In December 2013 I attended the SDDS Holiday Party. I got a little tipsy and spent a little bit too much at the silent auction. I wasn’t too tipsy, however, to really sit up and take notice when they announced that the family of Dr. Jim Oates had donated $215,000 to the Sacramento District Dental Foundation. A donation that size really says a lot about Dr. Oates and his family. It shows how much they care about dentistry and about the community. It also shows the high value they place on charitable giving.
Yes, I’m a CPA, and yes, there are tax and estate planning benefits for giving to charity, but really, those should be considered as secondary benefits to the primary benefits of giving, which I believe are emotional and spiritual.
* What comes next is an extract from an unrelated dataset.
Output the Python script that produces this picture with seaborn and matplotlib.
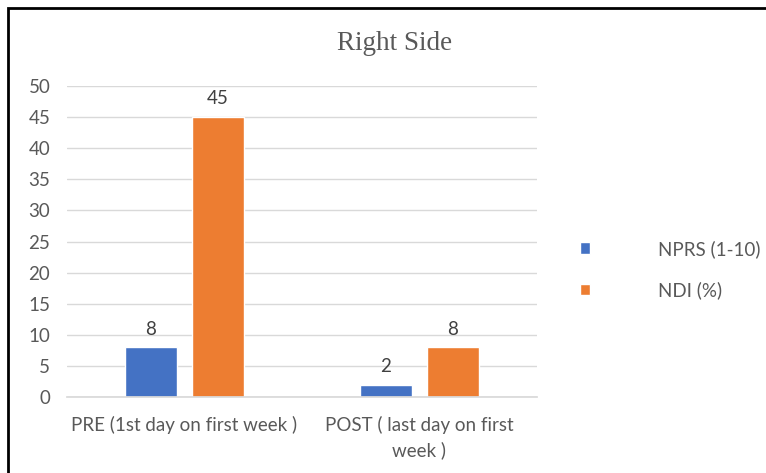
import matplotlib

matplotlib.use("Agg")
import matplotlib.pyplot as plt  # noqa: E402
import pandas as pd  # noqa: E402
import seaborn as sns  # noqa: E402
from matplotlib.patches import Rectangle  # noqa: E402

# data
categories = ["PRE (1st day on first week )", "POST ( last day on first\nweek )"]
series = ["NPRS (1-10)", "NDI (%)"]
npr_values = [8, 2]
ndi_values = [45, 8]
colors = ["#4472C4", "#ED7D31"]

df = pd.DataFrame({
    "phase": categories * 2,
    "measure": [series[0]] * 2 + [series[1]] * 2,
    "value": npr_values + ndi_values,
})

sns.set_theme(style="white")
plt.rcParams["font.family"] = ["Lato", "DejaVu Sans"]
text_grey = "#595959"
fs = 13.5

fig = plt.figure(figsize=(7.66, 4.73), dpi=100)
ax = fig.add_axes([67 / 766, 1 - 397 / 473, 470 / 766, 311 / 473])

sns.barplot(data=df, x="phase", y="value", hue="measure", order=categories,
            hue_order=series, palette=colors, width=0.57, gap=0.21,
            saturation=1, ax=ax)

ax.set_ylim(0, 50)
ax.set_xlim(-0.5, 1.5)
ax.set_yticks(range(0, 51, 5))
ax.yaxis.grid(True, color="#D9D9D9", lw=1)
ax.set_axisbelow(True)
for side in ["top", "right", "left"]:
    ax.spines[side].set_visible(False)
ax.spines["bottom"].set_color("#D9D9D9")
ax.tick_params(axis="both", length=0, labelsize=fs, labelcolor=text_grey)
ax.tick_params(axis="y", pad=12)
ax.tick_params(axis="x", pad=13.5)
for lbl in ax.get_xticklabels():
    lbl.set_linespacing(1.5)
ax.set_xlabel("")
ax.set_ylabel("")

for cont in ax.containers:
    ax.bar_label(cont, padding=7, fontsize=fs, color="#404040")

leg = ax.legend(loc="center left", bbox_to_anchor=(1.055, 0.41), frameon=False,
                handlelength=0.55, handleheight=0.55, handletextpad=3.6,
                labelspacing=1.25, fontsize=fs)
for t in leg.get_texts():
    t.set_color(text_grey)

fig.text(395 / 766, 1 - 44 / 473, "Right Side", ha="center", va="center",
         fontsize=19.5, color=text_grey, family="Liberation Serif")

# outer chart border (left and top edges visible in the crop)
fig.add_artist(Rectangle((8 / 766, -0.1), 1.2, 1.1 - 8.5 / 473, fill=False,
                         lw=2, edgecolor="black", transform=fig.transFigure))

fig.savefig("out.png", dpi=100)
Many people believe in the philosophy you have probably heard referred to as “karma”, or “what comes around goes around.” If you have ever given someone a birthday present, or served a meal to the poor, or provided a dental exam or cleaning to someone who couldn’t afford it, I’m sure you have felt in your heart the power of giving. In her diary, Anne Frank wrote, “No one has ever become poor by giving.” I think this was an understatement because not only do we not become poor by giving, we become rich: rich in spirit, rich in emotion, rich in connection to those outside of ourselves.
If charitable giving is in your heart, it’s important to build it in to your entire financial plan. I know this is what the Oates family did because they gave the donation to the Dental Foundation via a charitable trust. This is a tool used for estate planning designed to give either a steady stream of income or a large chunk of money to a charity while avoiding or minimizing estate taxes.
There are also income tax benefits for giving to qualified charities. Though there are some exceptions, generally you can give up to 50% of your adjusted gross income every year to charity. And if you give too much, you can carry forward the non-deductible contributions for use in future years. You can donate, money, goods, vehicles, land, and appreciated property such as corporate stock and receive a tax deduction for your donation. If you receive a windfall and want to make a large donation, you may want to consider using a “donor advised fund”. This tool allows you to take the tax deduction for the large donation in the current year, but direct the giving over a number of years or to a number of charities. You can also donate your time, but the reward you receive for that will not show up on your tax return, it will show up in your heart.
Another Anne Frank quote seems to apply perfectly here too: “How wonderful it is that nobody need wait a single minute before starting to improve the world.” I should also mention that nobody need wait a single minute before consulting his or her CPA, as the rules around charitable giving, and all the other tax rules for that matter, can be complex. Seriously though, follow your heart, build charitable giving into your financial plan, and make the world a better place.